[Start of Data extract]
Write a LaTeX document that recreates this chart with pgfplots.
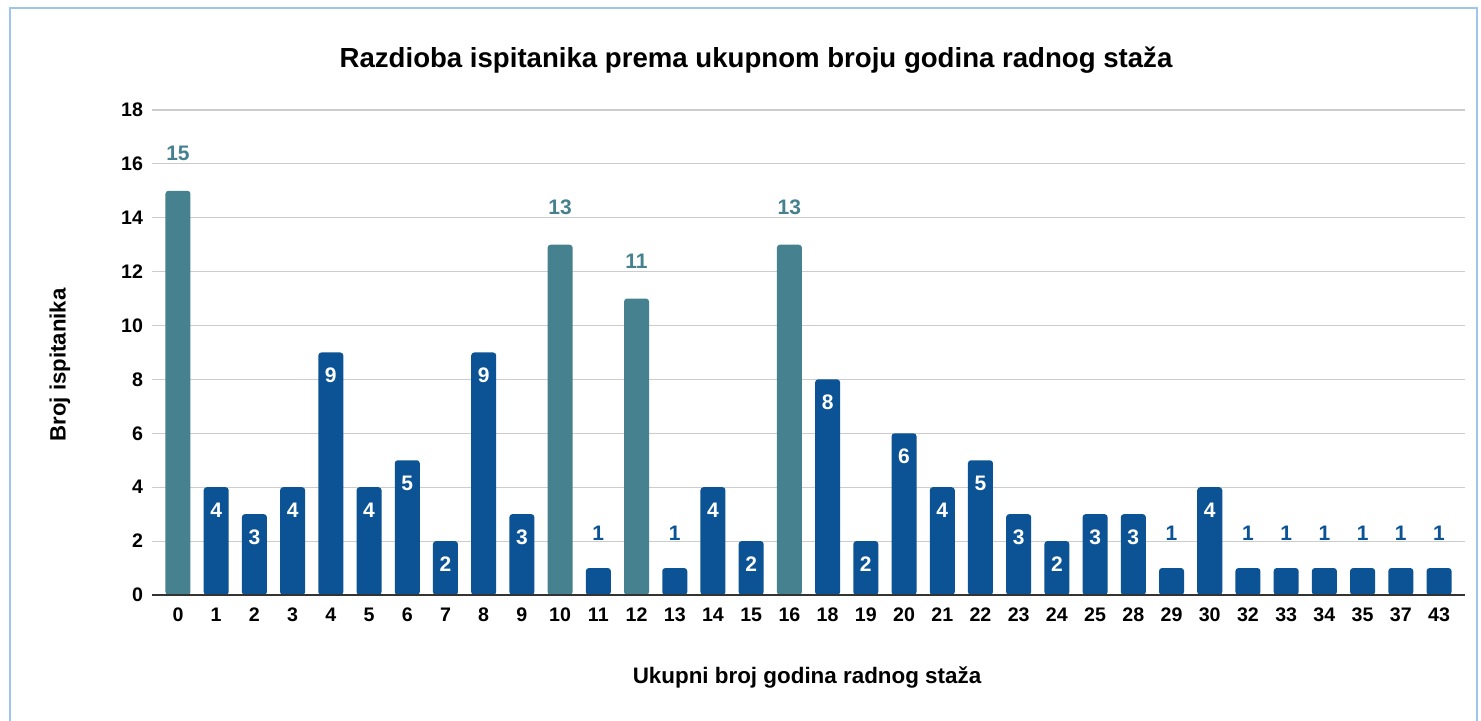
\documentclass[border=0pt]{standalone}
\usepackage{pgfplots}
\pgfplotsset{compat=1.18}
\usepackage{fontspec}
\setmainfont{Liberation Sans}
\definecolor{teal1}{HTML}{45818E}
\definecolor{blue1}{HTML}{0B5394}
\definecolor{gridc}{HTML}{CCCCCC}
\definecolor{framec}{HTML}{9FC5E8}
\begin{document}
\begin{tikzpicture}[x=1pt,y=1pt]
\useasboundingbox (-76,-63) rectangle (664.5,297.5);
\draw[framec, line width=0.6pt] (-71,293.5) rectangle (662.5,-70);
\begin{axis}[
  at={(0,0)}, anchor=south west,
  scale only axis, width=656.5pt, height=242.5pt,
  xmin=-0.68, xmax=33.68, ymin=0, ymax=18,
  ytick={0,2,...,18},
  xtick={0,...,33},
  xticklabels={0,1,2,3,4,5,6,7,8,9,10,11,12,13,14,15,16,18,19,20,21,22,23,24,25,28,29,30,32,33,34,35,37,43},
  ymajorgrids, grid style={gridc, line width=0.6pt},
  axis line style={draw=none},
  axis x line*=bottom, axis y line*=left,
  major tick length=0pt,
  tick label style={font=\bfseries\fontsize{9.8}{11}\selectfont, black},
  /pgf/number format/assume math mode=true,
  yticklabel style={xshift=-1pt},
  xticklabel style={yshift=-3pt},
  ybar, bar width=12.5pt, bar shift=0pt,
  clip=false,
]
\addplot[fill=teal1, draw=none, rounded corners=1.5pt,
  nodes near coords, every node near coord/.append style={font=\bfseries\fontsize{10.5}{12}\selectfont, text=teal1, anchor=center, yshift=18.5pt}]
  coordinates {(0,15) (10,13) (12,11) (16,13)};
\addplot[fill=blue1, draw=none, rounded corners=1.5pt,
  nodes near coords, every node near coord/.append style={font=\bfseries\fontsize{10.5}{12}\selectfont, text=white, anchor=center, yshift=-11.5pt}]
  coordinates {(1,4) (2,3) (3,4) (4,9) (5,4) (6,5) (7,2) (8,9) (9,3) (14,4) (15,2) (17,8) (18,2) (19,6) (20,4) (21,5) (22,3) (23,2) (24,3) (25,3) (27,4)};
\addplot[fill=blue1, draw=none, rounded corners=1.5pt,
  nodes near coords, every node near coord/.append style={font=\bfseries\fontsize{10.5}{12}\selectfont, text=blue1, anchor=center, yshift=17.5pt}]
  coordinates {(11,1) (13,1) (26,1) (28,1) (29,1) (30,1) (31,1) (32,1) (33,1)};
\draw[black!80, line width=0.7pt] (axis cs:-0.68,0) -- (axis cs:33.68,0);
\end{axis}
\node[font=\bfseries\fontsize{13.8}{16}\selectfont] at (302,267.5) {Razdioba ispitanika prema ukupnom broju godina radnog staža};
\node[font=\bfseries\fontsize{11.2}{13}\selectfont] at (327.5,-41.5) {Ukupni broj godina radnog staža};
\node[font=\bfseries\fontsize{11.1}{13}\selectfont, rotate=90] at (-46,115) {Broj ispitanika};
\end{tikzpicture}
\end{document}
[End of Data extract]
# [Prompt]
Transcribe the full listing above exactly as it stands, minus the pictures.

# [Solution]
Write a LaTeX document that recreates this chart with pgfplots.
\documentclass[border=0pt]{standalone}
\usepackage{pgfplots}
\pgfplotsset{compat=1.18}
\usepackage{fontspec}
\setmainfont{Liberation Sans}
\definecolor{teal1}{HTML}{45818E}
\definecolor{blue1}{HTML}{0B5394}
\definecolor{gridc}{HTML}{CCCCCC}
\definecolor{framec}{HTML}{9FC5E8}
\begin{document}
\begin{tikzpicture}[x=1pt,y=1pt]
\useasboundingbox (-76,-63) rectangle (664.5,297.5);
\draw[framec, line width=0.6pt] (-71,293.5) rectangle (662.5,-70);
\begin{axis}[
  at={(0,0)}, anchor=south west,
  scale only axis, width=656.5pt, height=242.5pt,
  xmin=-0.68, xmax=33.68, ymin=0, ymax=18,
  ytick={0,2,...,18},
  xtick={0,...,33},
  xticklabels={0,1,2,3,4,5,6,7,8,9,10,11,12,13,14,15,16,18,19,20,21,22,23,24,25,28,29,30,32,33,34,35,37,43},
  ymajorgrids, grid style={gridc, line width=0.6pt},
  axis line style={draw=none},
  axis x line*=bottom, axis y line*=left,
  major tick length=0pt,
  tick label style={font=\bfseries\fontsize{9.8}{11}\selectfont, black},
  /pgf/number format/assume math mode=true,
  yticklabel style={xshift=-1pt},
  xticklabel style={yshift=-3pt},
  ybar, bar width=12.5pt, bar shift=0pt,
  clip=false,
]
\addplot[fill=teal1, draw=none, rounded corners=1.5pt,
  nodes near coords, every node near coord/.append style={font=\bfseries\fontsize{10.5}{12}\selectfont, text=teal1, anchor=center, yshift=18.5pt}]
  coordinates {(0,15) (10,13) (12,11) (16,13)};
\addplot[fill=blue1, draw=none, rounded corners=1.5pt,
  nodes near coords, every node near coord/.append style={font=\bfseries\fontsize{10.5}{12}\selectfont, text=white, anchor=center, yshift=-11.5pt}]
  coordinates {(1,4) (2,3) (3,4) (4,9) (5,4) (6,5) (7,2) (8,9) (9,3) (14,4) (15,2) (17,8) (18,2) (19,6) (20,4) (21,5) (22,3) (23,2) (24,3) (25,3) (27,4)};
\addplot[fill=blue1, draw=none, rounded corners=1.5pt,
  nodes near coords, every node near coord/.append style={font=\bfseries\fontsize{10.5}{12}\selectfont, text=blue1, anchor=center, yshift=17.5pt}]
  coordinates {(11,1) (13,1) (26,1) (28,1) (29,1) (30,1) (31,1) (32,1) (33,1)};
\draw[black!80, line width=0.7pt] (axis cs:-0.68,0) -- (axis cs:33.68,0);
\end{axis}
\node[font=\bfseries\fontsize{13.8}{16}\selectfont] at (302,267.5) {Razdioba ispitanika prema ukupnom broju godina radnog staža};
\node[font=\bfseries\fontsize{11.2}{13}\selectfont] at (327.5,-41.5) {Ukupni broj godina radnog staža};
\node[font=\bfseries\fontsize{11.1}{13}\selectfont, rotate=90] at (-46,115) {Broj ispitanika};
\end{tikzpicture}
\end{document}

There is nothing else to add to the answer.